父子?哪种关系?肌肉配大脑?或许更恰当的说法,是养子与养父的关系,在这行亲属是最坚不可摧的一种关系。

“伙计。”杰里低声说,沙哑地笑着。

英国人朋友之间见面时,并无一套打招呼的方式,尤其是在阴沉的公务员办公室里,两人各站一边,想不出什么话题,只见一张木质办公桌。在几分之一秒之间,杰里将他自己板球员的拳头摆在史迈利柔软迟疑的掌心旁,然后缓缓跟在他身后,保持一段距离,走到壁炉边,那里有两张扶手椅等着他们。扶手椅的皮面老旧龟裂,阅人无数。在这个捉摸不定的季节,炉火在维多利亚式的壁炉里燃烧,但与喧闹室的那盆火比较起来小得多。

“卢卡那地方如何?”史迈利询问,一面以带盖玻璃瓶斟满两杯酒。

“卢卡很不错。”

“那可不妙了,离开时一定很难割舍吧。”

“哪里。很棒。我敬你。”

“随意。”

两人坐下。

“很棒?怎么说呢,杰里?”史迈利询问,仿佛他对“很棒”一词并不熟悉。办公桌上没有文件,办公室空空荡荡,比较像是备用房间,而不像他的个人办公室。

“我还以为自己已经没用了,”杰里解释,“永远被冷冻起来。电报一来,我整个人瘫了下去。我心想,这下可好了,比尔把我轰上半天高了。其他人被轰惨了,我又何尝不惨?”

“对。”史迈利同意,仿佛能感受杰里的疑虑,同时直盯着杰里半晌,明白表现出臆测的神情。“对,对,有道理。只不过,总的说来,看来他根本没机会轰惨临时雇员。有关他的档案资料,每个角落我们几乎全翻遍了,临时雇员的数据归档在‘友好人脉’之下,归类在‘本土防卫队队员’里面,自成一个档案,他无权调阅。并不是说他认为你不够重要,”史迈利很快补充说明,“只是他另有优先处理的事项。”

“那我就放心了。”杰里露齿一笑说。

“那就好。”史迈利没有察觉对方在说笑。他起身斟酒,走到壁炉前,拿起黄铜火钳,开始一面沉思,一面拨动炭火。“卢卡。对,安恩和我去过。大概是十一二年前的事了吧。雨天。”他笑了一下。办公室另一端有个塞满东西的角落,杰里瞥见一张狭长、骨感的行军床,床头摆了一列电话。
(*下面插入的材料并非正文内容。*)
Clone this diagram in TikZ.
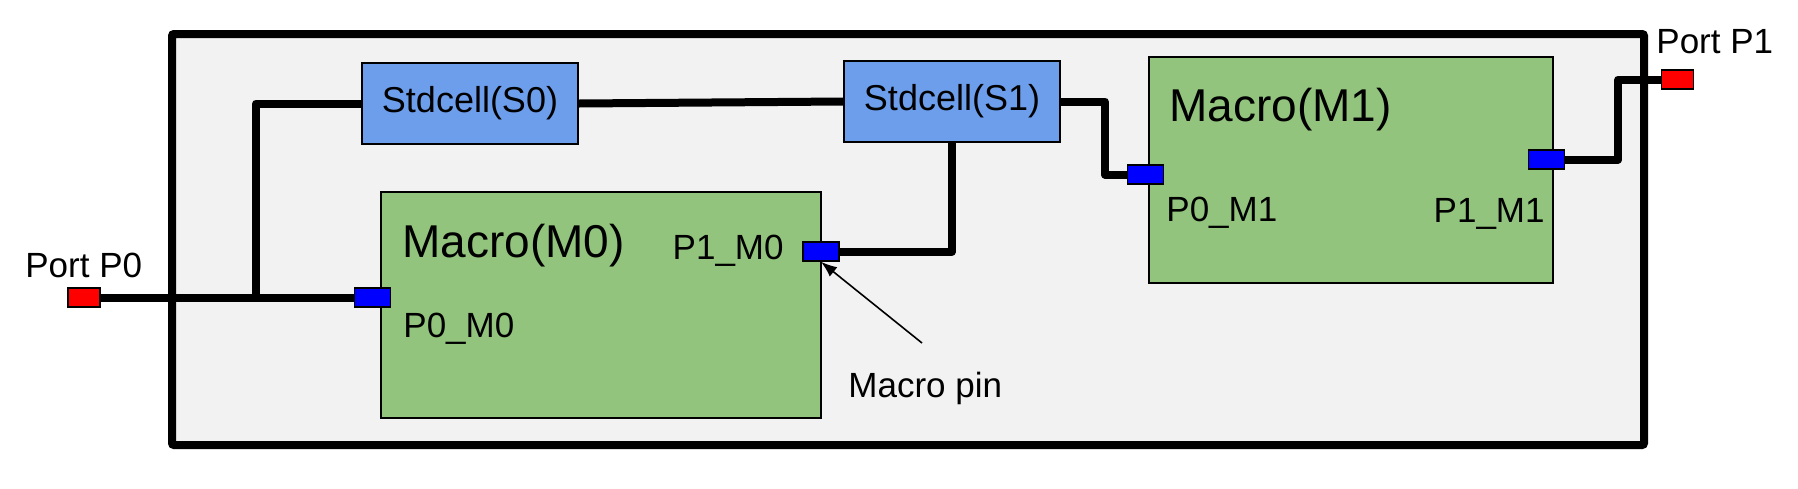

“我们去过澡堂,我记得,”史迈利接着说,“当时是很流行的疗法。我们去治疗什么,只有上帝清楚。”他再度戳戳炉火,这一次戳得火苗蹿旺,为他圆脸的轮廓涂抹上橙色,厚厚的镜片则形成两湾金池塘。“诗人海涅9在那边有段奇遇,你听过没?一段罗曼史?现在一想,我跟安恩去那里,原因大概就是这个。我们本以为有些过节可以一笔勾销。”